## Dataset content
◆ ◆ ◆ ◆

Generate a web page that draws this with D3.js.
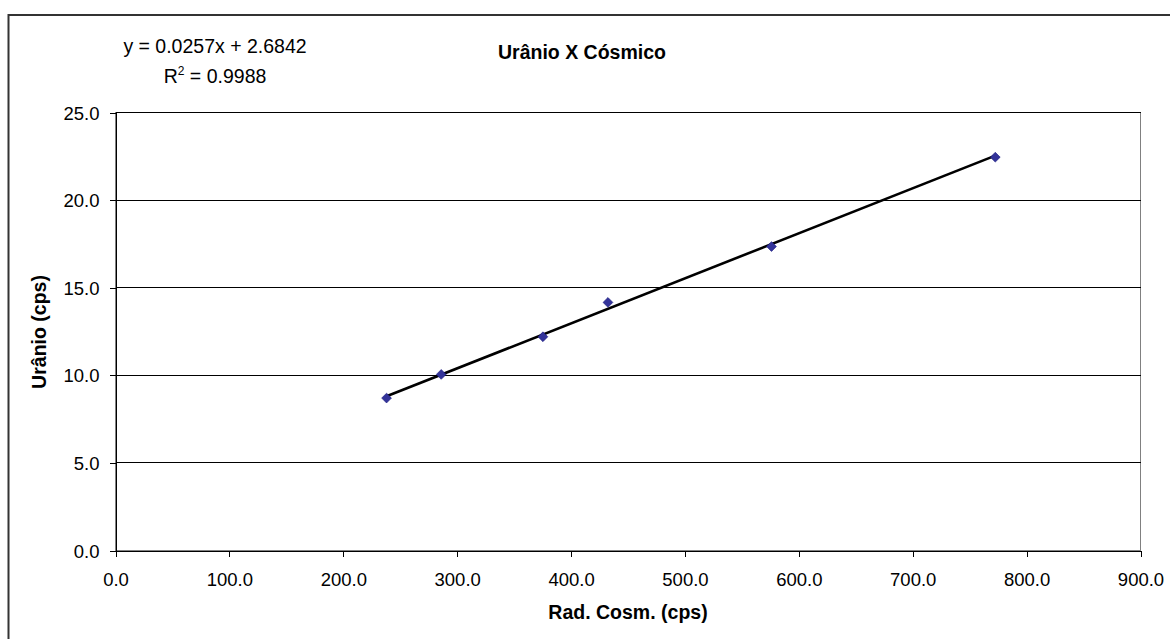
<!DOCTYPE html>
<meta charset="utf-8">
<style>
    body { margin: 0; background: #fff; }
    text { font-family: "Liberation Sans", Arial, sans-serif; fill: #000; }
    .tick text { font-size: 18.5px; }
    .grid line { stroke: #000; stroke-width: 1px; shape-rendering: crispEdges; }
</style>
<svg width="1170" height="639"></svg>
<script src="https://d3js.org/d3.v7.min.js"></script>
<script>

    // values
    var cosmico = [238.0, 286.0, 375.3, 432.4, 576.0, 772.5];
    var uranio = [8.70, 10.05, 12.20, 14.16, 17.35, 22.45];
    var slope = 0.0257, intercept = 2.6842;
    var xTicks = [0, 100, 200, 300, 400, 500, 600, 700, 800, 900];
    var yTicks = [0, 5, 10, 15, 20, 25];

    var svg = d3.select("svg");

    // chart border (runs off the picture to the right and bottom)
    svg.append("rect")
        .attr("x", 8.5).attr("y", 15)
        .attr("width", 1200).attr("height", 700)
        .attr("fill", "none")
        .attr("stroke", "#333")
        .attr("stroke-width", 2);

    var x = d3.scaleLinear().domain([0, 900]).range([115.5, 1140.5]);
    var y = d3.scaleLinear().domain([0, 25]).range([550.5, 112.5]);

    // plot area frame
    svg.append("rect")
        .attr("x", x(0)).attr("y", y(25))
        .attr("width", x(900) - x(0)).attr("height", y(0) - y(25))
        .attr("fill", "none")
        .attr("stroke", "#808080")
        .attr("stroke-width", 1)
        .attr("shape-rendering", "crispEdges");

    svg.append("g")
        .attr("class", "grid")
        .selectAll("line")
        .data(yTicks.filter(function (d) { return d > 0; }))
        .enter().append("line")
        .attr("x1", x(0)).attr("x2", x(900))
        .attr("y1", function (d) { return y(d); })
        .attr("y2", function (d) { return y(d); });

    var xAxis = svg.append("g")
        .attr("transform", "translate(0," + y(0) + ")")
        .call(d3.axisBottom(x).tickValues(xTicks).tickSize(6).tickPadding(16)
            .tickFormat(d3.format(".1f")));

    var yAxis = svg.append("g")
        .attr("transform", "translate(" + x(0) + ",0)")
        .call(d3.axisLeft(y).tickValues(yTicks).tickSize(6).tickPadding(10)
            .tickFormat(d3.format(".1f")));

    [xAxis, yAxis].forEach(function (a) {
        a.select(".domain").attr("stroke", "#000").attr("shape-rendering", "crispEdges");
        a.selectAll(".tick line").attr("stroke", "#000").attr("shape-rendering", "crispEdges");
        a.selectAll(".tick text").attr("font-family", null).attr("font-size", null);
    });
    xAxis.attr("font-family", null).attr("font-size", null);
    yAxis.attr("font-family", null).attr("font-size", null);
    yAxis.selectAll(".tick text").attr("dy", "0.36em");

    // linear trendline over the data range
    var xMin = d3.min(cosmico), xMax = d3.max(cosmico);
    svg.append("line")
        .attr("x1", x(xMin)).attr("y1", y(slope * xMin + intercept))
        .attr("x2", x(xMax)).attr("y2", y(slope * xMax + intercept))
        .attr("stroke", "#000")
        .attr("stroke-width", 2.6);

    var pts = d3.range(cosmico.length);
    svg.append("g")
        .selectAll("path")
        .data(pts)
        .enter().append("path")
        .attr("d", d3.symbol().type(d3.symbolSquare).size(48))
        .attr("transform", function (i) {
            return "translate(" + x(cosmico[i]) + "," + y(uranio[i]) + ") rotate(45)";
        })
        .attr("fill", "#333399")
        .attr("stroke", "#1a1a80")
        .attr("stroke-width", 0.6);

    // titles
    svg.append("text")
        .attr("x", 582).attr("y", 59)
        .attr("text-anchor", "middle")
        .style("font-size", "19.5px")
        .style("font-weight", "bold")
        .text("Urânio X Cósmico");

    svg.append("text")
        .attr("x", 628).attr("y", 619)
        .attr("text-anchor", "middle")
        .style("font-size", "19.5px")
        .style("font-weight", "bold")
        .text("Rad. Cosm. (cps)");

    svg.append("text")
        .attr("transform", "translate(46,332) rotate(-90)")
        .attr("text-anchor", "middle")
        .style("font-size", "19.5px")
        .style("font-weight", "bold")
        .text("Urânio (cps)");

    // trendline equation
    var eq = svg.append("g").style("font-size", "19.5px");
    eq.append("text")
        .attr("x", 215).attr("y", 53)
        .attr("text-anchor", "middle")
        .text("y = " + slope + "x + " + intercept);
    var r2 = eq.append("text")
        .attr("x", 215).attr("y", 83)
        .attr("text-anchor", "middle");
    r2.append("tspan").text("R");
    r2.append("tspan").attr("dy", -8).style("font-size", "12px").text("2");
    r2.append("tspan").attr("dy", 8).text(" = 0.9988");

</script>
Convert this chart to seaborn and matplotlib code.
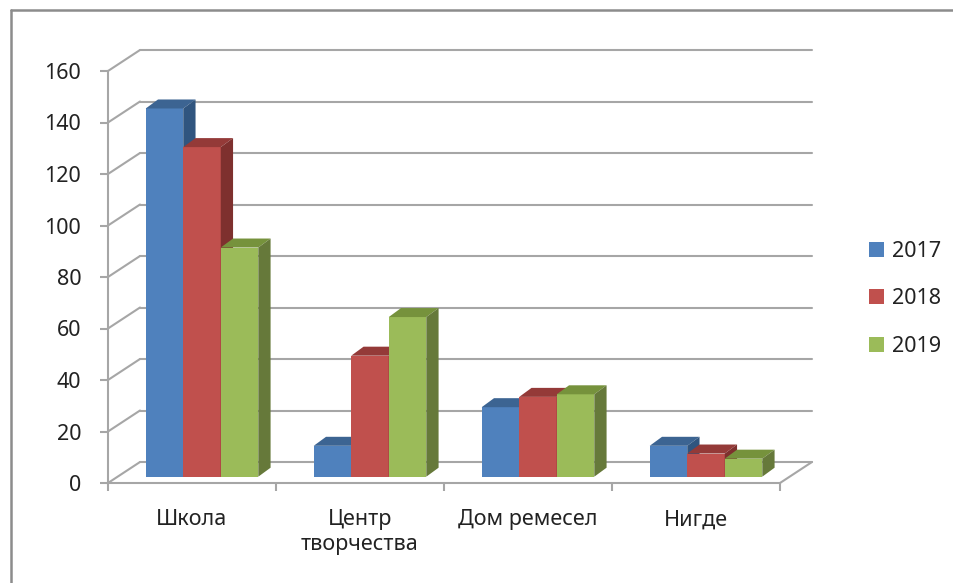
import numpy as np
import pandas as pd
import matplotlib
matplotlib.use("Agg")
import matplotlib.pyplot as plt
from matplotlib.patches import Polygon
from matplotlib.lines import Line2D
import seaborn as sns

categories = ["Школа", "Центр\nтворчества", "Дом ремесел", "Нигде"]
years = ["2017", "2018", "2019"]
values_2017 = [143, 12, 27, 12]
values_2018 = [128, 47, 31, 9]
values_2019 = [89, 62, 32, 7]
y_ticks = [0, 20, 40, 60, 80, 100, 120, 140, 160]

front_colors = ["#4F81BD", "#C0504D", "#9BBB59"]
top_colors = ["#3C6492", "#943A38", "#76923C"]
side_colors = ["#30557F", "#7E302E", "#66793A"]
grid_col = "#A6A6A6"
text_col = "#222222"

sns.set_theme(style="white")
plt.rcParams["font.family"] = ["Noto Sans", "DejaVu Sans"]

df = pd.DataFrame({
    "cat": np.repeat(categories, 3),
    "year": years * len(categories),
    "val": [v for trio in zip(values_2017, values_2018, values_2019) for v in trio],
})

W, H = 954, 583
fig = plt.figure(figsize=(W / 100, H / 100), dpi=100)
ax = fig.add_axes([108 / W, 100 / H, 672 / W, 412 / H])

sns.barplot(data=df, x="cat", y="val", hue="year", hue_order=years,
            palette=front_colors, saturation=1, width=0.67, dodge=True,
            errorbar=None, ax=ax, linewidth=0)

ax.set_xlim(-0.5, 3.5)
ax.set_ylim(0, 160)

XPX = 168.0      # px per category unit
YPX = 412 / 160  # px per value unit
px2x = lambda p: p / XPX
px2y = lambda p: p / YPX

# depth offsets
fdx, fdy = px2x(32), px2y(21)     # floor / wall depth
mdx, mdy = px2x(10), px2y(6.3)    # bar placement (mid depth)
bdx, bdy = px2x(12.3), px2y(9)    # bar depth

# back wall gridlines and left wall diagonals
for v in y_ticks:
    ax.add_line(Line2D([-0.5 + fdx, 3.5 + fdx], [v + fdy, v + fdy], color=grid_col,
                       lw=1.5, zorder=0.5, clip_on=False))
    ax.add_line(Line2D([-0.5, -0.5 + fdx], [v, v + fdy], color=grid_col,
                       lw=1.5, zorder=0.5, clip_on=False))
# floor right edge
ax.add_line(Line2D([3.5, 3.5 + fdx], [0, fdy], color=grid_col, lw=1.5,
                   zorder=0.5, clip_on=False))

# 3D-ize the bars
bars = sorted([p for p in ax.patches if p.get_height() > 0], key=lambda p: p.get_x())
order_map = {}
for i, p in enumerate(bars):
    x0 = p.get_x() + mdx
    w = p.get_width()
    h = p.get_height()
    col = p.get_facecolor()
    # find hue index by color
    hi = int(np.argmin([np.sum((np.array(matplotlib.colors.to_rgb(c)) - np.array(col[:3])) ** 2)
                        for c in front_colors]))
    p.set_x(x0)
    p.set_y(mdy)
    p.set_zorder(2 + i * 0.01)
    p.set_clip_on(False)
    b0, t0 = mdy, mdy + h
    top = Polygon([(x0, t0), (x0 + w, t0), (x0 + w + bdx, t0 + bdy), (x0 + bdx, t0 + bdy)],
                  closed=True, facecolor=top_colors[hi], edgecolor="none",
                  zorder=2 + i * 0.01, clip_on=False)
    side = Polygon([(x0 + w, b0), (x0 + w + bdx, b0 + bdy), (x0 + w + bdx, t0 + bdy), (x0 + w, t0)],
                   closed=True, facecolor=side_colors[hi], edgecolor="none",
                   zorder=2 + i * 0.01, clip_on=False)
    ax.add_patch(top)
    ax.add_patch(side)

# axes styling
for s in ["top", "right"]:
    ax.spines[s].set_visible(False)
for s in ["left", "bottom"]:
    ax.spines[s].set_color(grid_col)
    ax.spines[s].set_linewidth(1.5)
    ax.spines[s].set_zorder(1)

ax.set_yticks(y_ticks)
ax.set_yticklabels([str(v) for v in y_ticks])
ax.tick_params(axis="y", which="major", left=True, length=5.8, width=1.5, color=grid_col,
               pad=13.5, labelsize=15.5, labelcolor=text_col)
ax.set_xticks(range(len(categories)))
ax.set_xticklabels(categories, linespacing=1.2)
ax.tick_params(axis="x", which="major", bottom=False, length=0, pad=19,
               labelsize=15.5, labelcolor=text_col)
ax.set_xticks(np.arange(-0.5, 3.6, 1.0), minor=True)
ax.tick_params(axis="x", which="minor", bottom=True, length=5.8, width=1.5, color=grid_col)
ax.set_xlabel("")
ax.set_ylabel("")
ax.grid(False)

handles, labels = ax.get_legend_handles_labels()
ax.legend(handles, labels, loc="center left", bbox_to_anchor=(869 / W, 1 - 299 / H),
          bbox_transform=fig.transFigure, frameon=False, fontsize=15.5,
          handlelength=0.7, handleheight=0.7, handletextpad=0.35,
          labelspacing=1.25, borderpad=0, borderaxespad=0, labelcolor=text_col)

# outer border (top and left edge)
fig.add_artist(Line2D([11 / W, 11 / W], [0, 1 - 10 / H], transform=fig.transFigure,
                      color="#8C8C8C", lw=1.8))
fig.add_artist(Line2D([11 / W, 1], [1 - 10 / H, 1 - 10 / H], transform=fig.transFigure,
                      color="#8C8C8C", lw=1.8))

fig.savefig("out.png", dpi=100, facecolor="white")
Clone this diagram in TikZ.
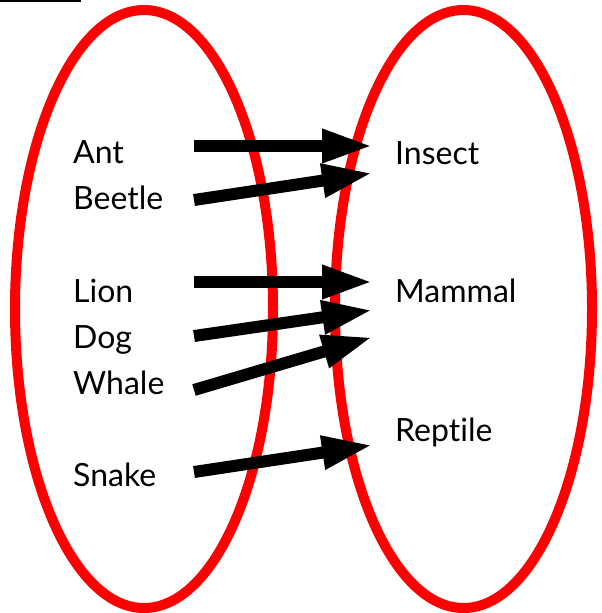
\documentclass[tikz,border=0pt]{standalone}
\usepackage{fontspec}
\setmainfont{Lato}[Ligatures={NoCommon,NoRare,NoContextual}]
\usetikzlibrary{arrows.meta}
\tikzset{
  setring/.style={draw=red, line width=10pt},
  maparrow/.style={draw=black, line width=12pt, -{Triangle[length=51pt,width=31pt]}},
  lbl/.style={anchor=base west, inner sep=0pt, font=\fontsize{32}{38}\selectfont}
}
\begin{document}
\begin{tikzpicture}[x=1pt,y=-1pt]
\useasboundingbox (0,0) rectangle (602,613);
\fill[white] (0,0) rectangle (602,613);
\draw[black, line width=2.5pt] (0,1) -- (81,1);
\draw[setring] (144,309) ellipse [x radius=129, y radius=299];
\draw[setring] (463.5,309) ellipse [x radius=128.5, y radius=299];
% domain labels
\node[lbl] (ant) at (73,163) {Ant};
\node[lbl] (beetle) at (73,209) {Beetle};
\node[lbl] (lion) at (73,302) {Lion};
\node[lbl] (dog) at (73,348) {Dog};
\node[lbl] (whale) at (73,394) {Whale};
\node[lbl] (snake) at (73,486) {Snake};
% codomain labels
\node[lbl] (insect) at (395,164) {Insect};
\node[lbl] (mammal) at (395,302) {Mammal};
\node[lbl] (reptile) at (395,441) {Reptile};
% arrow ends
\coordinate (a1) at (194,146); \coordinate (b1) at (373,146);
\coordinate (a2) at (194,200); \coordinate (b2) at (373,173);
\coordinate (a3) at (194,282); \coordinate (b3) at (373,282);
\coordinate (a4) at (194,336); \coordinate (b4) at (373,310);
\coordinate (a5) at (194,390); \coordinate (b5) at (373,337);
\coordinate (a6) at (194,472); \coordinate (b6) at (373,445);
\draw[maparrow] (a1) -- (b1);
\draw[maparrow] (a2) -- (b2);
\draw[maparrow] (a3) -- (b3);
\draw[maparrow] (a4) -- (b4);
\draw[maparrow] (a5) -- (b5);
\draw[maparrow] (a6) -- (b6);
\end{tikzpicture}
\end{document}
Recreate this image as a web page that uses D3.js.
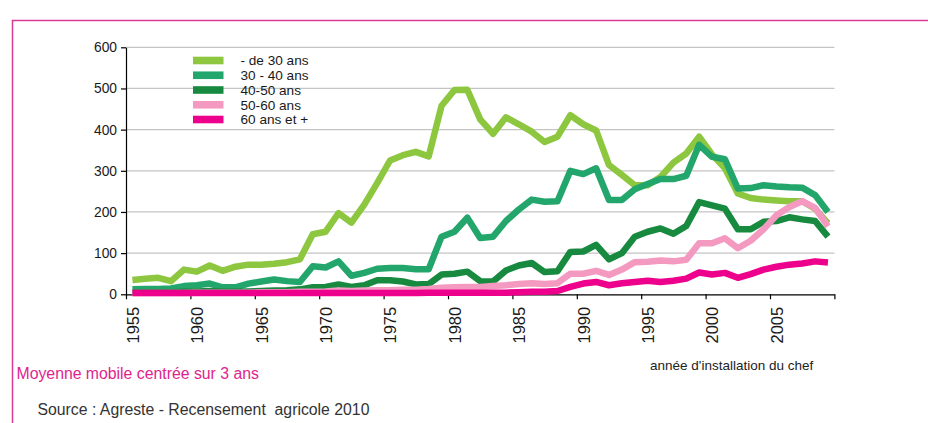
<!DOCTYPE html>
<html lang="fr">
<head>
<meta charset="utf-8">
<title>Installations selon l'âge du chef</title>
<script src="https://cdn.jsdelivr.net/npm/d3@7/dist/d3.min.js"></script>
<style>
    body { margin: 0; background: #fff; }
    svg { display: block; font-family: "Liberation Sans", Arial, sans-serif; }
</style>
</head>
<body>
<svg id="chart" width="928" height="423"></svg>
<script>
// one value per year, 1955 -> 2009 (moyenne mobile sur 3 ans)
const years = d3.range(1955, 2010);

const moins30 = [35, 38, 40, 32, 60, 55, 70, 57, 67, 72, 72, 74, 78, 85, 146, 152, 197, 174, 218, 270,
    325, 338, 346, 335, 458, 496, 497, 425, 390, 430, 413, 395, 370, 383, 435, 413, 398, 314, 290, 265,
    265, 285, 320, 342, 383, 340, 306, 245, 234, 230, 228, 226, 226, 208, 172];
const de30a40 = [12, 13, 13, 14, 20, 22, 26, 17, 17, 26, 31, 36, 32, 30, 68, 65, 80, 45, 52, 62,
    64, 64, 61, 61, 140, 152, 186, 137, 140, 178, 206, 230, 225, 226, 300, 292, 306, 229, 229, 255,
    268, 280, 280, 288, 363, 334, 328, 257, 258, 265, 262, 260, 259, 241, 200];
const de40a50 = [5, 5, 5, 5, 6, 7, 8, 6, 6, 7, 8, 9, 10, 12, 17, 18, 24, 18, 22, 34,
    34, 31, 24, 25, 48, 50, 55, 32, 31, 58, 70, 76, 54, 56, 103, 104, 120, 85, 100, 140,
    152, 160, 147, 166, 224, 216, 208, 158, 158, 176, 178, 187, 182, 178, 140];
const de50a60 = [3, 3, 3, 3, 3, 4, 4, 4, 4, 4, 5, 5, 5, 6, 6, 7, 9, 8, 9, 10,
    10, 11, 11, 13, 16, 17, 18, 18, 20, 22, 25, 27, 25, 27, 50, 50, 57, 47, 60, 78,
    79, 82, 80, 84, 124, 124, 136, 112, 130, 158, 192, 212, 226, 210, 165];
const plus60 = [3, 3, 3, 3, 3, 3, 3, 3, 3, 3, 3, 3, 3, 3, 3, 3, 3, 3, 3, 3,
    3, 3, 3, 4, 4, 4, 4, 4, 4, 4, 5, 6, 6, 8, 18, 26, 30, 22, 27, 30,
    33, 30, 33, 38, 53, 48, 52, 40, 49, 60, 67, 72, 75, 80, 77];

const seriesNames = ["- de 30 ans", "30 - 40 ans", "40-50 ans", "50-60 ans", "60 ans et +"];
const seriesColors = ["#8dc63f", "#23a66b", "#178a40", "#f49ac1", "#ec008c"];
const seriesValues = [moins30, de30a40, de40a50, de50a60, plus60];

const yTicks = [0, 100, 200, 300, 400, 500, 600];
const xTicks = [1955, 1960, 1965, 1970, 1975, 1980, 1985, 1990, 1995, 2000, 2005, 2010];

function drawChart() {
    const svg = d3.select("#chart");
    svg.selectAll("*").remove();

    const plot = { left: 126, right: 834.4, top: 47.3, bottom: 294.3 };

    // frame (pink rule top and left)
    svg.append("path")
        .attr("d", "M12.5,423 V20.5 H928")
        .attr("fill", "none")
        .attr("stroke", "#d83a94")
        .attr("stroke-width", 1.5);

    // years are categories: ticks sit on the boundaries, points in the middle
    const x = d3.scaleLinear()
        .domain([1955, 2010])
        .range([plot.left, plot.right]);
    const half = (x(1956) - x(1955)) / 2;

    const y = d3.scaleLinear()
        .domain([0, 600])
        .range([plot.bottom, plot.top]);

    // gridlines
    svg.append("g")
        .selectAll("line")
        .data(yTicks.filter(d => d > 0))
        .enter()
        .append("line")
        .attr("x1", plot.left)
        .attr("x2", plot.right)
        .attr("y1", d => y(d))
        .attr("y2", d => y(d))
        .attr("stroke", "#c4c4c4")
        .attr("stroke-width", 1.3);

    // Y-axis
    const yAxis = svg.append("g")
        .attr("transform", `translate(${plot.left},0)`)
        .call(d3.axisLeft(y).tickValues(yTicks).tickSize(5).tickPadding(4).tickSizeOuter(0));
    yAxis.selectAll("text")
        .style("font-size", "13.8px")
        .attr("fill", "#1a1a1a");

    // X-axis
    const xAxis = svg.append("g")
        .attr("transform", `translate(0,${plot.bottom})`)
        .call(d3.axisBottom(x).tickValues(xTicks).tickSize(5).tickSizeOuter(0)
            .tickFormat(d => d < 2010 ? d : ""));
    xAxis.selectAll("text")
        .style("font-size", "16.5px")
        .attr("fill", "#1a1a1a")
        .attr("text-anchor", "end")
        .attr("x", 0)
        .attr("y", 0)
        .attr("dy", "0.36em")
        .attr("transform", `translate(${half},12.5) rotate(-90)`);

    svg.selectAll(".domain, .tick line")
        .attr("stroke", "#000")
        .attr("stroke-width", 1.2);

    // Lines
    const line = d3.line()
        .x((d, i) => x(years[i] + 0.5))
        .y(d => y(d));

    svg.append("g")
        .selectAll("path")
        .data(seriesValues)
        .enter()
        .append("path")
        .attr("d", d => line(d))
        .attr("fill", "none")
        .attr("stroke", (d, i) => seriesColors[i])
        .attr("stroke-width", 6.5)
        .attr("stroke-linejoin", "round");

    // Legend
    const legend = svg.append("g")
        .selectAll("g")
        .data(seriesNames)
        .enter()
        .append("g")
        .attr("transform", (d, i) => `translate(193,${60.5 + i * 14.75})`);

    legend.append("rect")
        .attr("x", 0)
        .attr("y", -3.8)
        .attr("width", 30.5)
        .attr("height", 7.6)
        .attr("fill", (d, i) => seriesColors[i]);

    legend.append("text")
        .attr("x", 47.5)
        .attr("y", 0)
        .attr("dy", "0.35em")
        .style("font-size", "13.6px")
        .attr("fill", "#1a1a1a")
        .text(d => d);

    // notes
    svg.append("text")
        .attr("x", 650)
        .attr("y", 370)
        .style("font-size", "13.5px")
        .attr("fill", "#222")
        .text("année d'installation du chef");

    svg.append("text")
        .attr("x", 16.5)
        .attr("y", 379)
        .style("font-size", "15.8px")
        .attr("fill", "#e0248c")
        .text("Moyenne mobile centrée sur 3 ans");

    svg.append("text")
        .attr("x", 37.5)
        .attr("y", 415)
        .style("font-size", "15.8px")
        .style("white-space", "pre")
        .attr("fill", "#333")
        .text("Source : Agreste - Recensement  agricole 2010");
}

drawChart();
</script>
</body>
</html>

◆ ◆ ◆ ◆

## What is being asked
Search the data for the word "that" and copy each line where it appears.

## Written response
Generate a web page that draws this with D3.js.
Recreate this image as a web page that uses D3.js.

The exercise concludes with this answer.